Why Depth, Not Access to Models, Will Define Legal Tech’s Future
When everyone has access to the same AI models, surface level differentiation disappears. The future of legal tech belongs to depth, not wrappers or workflows, but systems built to understand contracts, decisions and institutional context across the full lifecycle.
By: Eleanor Lightbody, CEO
As AI becomes universal, value in legal-specific artificial intelligence shifts from managing documents and automating process to understanding context, judgement, and decisions across the contract lifecycle.
This moment exposes the limits of CLMs as we know them and the fragility of wrapper-based legal AI.
Depth wins
General-purpose AI has commoditized task automation and rendered point solutions obsolete. Summarisation, clause extraction, drafting, and review are no longer scarce capabilities. When everyone has access to the same underlying intelligence, surface-level differentiation erodes quickly.
What survives is depth: systems that understand contracts, workflows and institutional context end to end.
For years, legal technology has been built around managing documents and processes. Although AI doesn’t make those things disappear, it radically changes where value is created. Managing contracts is no longer enough: AI needs to understand them.
Why CLM breaks in an AI-first world
Traditional CLMs were designed around storage and workflows. They assume contracts are artifacts to be routed and archived.
That premise worked when the primary challenge was coordination but doesn’t come close when the primary challenge is judgement.
Contracts are not static records. They encode negotiated positions, accepted risks, commercial trade-offs, and regulatory constraints. They reflect how an organisation actually operates – not just what it agreed to on paper, but why.
CLMs struggle here because they were never designed to reason about decisions or retain the context behind them. They manage lifecycle stages, not institutional knowledge. As a result, critical understanding is repeatedly lost and reconstructed across teams and deals over time.
In an AI-first world, that limitation becomes structural. A system built to manage documents cannot easily become a system built to understand decisions.
Why AI wrappers collapse at scale
The recent wave of AI tools layered on top of general-purpose models has delivered real gains. Legal teams can move faster, surface issues earlier, and reduce manual effort.
But these tools remain episodic.
Each interaction is a moment in time. The user must reintroduce context and re-explain standards. Oversight has to be constant to ensure consistency and trust. Essentially, the system doesn’t remember, the user does.
Although this approach can be useful for individual tasks, it breaks down at enterprise scale.
As general-purpose AI becomes more capable and accessible, the marginal value of simply adding an AI interface to existing tools declines quickly. Wrapping intelligence around document management or workflow software creates convenience but not durability.

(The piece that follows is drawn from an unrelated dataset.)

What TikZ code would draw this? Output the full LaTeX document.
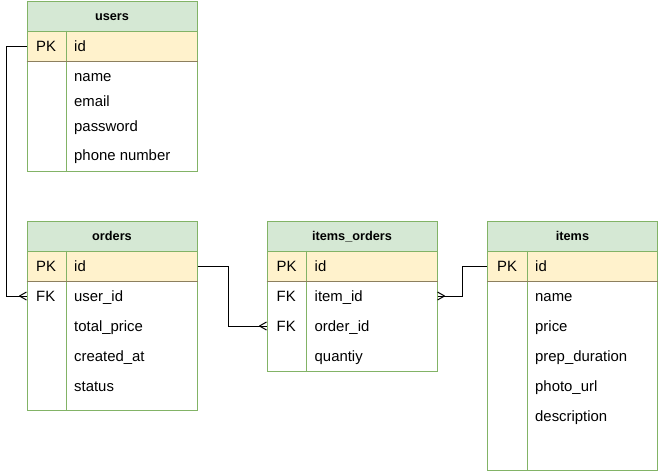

Wrappers don’t fail because the models are weak. They fail because they lack depth.
What depth actually means in legal AI
Depth is not about using a particular model, adding more features, or exposing smarter prompts.
Depth means building a system that understands, remembers, and acts across the full contract lifecycle. Depth is structural. It is built into the system.
In legal AI, depth means:
- Proprietary data and feedback loops: learning from real contracts, negotiations, and outcomes over time, not just analysing documents in isolation
- Persistent organisational memory: retaining how decisions were made, which positions were accepted, and why, across thousands of agreements
- Integrations and distribution: operating inside the tools and workflows legal teams already rely on, so intelligence is applied where work actually happens
- Governance and auditability by design: with transparency, traceability, and controls that regulated teams require
- Measurable outcomes: demonstrable improvements in cycle time, risk exposure, consistency, and cost, not just better answers
This kind of depth cannot be configured through a plugin or bolted onto a document system. It requires an intelligence layer designed to accumulate understanding, apply judgement consistently, and improve with every interaction. It emerges from sustained investment in legal expertise and specialised data.
What defines the next generation of legal AI
The future of legal AI will not be decided by who has access to the best model. That advantage will always be temporary.
It will be decided by who has built the deepest understanding of how contracts actually work in practice – how they are negotiated, amended, relied upon, and analysed over time, and who can translate that understanding into reliable outcomes at scale.
In this game, there will be winners and losers. This will not kill off the industry; this is not the end of legal AI.
It is the end of CLM as a sufficient solution.
It is the end of wrapper-based AI as a durable strategy.